Data provided:
::::::::

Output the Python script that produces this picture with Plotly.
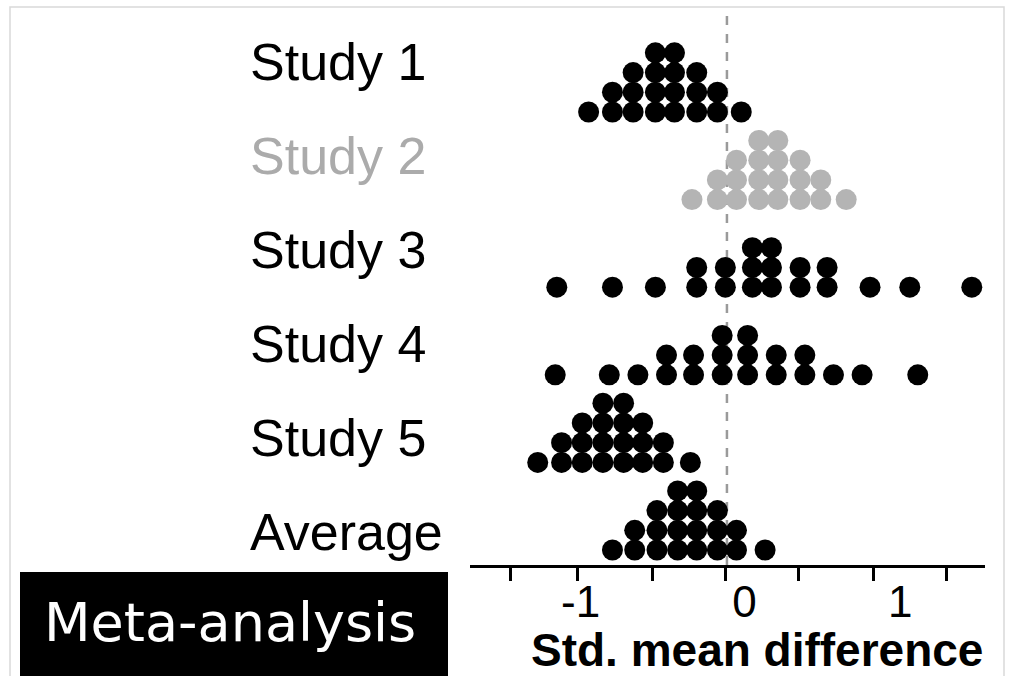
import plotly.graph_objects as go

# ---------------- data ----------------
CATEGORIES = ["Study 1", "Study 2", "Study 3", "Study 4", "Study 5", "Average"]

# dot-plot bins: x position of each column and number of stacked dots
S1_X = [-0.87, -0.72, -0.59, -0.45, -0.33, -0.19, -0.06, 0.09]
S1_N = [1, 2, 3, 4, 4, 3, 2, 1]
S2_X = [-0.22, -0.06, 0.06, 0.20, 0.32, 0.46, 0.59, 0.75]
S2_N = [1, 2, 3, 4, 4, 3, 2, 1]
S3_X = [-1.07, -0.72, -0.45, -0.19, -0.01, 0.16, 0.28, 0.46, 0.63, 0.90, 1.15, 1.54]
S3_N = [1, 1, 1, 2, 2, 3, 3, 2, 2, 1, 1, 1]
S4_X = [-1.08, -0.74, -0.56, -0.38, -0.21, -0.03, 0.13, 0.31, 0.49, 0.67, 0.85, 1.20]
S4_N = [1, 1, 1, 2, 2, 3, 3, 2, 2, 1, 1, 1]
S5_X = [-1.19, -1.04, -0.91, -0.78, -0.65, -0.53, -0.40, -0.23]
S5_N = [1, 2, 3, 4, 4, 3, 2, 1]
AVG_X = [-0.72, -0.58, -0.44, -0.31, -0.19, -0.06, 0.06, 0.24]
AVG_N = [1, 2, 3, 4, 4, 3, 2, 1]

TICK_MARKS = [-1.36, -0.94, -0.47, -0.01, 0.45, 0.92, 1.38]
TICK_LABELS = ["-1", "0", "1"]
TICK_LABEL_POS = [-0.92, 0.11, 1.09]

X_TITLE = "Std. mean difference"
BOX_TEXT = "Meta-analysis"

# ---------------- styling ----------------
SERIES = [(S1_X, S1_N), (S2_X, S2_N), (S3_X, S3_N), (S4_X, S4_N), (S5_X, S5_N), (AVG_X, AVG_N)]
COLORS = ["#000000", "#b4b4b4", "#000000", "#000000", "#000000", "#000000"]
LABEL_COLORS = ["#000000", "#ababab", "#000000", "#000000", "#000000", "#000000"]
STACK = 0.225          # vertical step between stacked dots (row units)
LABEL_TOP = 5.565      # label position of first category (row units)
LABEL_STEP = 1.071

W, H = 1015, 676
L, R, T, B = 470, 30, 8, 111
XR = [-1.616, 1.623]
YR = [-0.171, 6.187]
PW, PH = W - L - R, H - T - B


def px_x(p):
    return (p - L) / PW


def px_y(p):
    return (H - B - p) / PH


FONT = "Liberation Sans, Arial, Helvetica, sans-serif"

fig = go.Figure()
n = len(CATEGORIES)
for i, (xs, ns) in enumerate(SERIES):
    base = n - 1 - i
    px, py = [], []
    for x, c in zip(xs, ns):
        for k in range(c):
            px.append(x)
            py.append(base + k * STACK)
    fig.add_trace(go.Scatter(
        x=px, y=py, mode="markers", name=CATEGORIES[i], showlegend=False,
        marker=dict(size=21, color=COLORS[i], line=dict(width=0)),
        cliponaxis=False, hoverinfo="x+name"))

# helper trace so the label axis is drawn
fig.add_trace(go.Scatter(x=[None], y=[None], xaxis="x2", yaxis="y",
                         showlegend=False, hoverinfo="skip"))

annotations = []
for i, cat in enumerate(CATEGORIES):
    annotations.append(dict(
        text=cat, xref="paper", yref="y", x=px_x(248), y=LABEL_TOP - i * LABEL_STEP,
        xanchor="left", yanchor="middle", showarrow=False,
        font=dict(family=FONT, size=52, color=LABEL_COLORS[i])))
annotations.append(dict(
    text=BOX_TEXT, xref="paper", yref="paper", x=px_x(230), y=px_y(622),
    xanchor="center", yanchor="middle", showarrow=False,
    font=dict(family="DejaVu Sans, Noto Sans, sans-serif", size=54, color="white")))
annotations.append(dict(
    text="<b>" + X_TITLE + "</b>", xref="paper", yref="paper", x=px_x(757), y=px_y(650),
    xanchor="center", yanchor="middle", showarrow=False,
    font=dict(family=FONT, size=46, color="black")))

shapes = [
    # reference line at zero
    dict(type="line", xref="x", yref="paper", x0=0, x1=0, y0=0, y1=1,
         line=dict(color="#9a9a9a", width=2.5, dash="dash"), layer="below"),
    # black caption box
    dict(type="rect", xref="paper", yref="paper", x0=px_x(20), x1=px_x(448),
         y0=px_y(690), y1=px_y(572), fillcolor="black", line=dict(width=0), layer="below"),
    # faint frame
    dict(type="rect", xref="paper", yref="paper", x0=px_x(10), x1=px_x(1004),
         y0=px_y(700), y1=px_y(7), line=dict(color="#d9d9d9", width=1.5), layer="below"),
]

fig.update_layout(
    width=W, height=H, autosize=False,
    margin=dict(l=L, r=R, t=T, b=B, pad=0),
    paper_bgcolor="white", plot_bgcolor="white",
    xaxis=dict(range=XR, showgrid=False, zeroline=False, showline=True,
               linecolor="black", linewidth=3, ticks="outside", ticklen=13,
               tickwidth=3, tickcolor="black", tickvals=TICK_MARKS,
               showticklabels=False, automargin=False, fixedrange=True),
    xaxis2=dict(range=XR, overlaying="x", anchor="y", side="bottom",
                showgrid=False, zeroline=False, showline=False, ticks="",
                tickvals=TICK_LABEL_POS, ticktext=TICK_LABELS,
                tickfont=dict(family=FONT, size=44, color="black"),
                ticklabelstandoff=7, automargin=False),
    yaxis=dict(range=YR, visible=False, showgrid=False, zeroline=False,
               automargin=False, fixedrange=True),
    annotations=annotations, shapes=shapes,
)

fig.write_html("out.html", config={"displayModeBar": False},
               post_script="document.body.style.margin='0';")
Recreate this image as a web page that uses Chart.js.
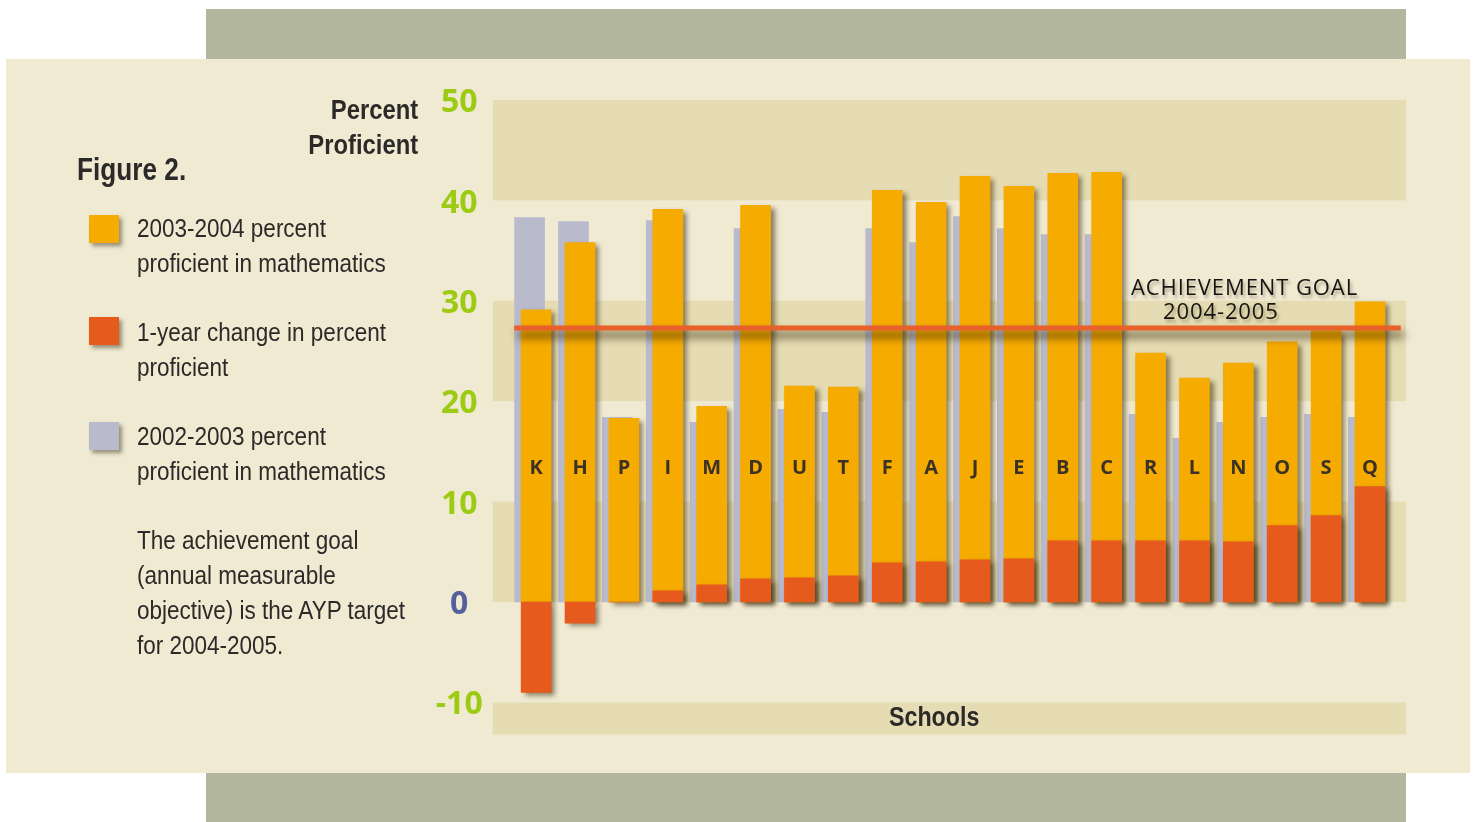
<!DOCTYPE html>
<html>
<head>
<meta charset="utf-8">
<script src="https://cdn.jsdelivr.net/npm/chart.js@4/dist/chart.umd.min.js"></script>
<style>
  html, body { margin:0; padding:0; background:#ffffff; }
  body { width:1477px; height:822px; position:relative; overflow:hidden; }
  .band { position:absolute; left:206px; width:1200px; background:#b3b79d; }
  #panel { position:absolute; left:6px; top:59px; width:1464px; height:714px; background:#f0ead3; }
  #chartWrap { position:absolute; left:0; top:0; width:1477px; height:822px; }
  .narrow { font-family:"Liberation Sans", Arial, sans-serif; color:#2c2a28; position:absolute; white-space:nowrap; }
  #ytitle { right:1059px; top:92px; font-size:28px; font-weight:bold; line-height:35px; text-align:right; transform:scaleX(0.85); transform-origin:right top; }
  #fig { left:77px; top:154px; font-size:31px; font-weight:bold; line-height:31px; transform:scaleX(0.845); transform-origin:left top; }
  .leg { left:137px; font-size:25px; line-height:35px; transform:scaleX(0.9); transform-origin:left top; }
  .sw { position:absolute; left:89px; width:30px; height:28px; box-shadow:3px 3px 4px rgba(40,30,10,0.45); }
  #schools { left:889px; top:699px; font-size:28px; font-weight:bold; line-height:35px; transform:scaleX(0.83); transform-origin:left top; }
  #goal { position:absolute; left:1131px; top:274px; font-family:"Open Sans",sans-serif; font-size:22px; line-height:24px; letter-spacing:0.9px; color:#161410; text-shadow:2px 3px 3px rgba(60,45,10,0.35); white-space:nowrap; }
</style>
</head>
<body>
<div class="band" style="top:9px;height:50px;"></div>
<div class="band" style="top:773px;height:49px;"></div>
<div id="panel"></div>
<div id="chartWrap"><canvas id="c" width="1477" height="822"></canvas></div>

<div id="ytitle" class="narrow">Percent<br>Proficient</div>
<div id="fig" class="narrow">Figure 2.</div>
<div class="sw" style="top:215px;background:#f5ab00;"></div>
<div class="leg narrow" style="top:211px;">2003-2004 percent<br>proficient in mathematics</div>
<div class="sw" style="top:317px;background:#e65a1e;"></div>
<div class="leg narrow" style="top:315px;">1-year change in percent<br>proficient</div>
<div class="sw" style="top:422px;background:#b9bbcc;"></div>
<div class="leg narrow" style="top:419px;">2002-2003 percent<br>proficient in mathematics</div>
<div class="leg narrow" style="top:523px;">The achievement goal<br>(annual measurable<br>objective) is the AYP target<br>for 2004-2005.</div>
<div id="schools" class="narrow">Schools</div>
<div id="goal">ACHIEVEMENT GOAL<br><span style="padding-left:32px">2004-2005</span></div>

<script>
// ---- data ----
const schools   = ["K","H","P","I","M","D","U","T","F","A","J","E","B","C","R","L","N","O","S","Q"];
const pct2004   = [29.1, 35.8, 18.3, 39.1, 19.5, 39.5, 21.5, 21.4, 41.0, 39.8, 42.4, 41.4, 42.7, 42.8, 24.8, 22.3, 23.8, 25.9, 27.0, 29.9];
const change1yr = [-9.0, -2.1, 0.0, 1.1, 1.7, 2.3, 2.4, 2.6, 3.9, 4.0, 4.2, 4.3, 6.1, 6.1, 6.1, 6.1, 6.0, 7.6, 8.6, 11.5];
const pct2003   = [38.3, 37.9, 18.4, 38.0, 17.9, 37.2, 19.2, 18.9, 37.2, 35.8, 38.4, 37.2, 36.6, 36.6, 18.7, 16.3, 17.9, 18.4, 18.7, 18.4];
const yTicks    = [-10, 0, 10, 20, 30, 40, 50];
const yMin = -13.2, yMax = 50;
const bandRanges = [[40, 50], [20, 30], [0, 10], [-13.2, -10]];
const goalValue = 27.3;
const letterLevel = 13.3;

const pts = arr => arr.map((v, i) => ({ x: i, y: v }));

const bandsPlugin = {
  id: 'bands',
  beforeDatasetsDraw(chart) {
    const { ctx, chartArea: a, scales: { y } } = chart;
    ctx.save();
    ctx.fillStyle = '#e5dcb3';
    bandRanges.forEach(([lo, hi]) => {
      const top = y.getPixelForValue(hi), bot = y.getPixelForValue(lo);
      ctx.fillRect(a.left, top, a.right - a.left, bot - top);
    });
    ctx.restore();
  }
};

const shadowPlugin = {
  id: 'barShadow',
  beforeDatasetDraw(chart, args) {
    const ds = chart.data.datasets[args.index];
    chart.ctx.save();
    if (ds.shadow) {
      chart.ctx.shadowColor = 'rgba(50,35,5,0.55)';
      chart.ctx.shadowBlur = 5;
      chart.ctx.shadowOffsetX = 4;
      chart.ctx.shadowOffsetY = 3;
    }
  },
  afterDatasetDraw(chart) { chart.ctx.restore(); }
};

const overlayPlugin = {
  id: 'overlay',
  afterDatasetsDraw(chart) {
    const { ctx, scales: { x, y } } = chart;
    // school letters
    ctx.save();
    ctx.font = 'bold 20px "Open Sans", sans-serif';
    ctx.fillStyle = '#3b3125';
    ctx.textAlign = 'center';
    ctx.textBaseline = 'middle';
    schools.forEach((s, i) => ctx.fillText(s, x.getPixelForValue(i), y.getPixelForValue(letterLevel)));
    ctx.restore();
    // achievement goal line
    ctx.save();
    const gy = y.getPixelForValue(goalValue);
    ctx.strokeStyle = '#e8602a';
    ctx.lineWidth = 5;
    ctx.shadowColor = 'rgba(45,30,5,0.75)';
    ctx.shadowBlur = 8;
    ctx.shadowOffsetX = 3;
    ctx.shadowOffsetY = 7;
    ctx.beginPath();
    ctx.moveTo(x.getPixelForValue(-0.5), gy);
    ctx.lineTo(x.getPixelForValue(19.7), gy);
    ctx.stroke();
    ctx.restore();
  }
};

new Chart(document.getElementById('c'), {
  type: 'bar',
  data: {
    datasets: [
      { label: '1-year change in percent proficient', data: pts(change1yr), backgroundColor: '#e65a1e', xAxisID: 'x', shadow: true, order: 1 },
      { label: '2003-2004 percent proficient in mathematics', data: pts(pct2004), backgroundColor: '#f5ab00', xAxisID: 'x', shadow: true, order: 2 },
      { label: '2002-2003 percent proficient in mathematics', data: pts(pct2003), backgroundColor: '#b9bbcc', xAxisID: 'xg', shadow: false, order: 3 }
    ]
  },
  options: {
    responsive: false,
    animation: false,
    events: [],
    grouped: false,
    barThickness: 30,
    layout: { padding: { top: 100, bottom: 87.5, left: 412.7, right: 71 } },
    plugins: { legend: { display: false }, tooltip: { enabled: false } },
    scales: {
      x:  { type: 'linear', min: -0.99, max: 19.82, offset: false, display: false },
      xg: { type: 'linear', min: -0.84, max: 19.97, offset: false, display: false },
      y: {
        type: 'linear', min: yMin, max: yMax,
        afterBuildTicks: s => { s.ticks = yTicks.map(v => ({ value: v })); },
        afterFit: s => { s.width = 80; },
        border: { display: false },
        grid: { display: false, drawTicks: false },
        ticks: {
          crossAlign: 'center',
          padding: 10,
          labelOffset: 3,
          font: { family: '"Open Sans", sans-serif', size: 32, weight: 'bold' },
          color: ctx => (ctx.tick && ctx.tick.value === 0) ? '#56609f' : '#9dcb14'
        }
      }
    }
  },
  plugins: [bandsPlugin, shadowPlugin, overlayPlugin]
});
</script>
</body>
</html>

::::::::

Answer with a single number: the count of lines holding the word "that".

2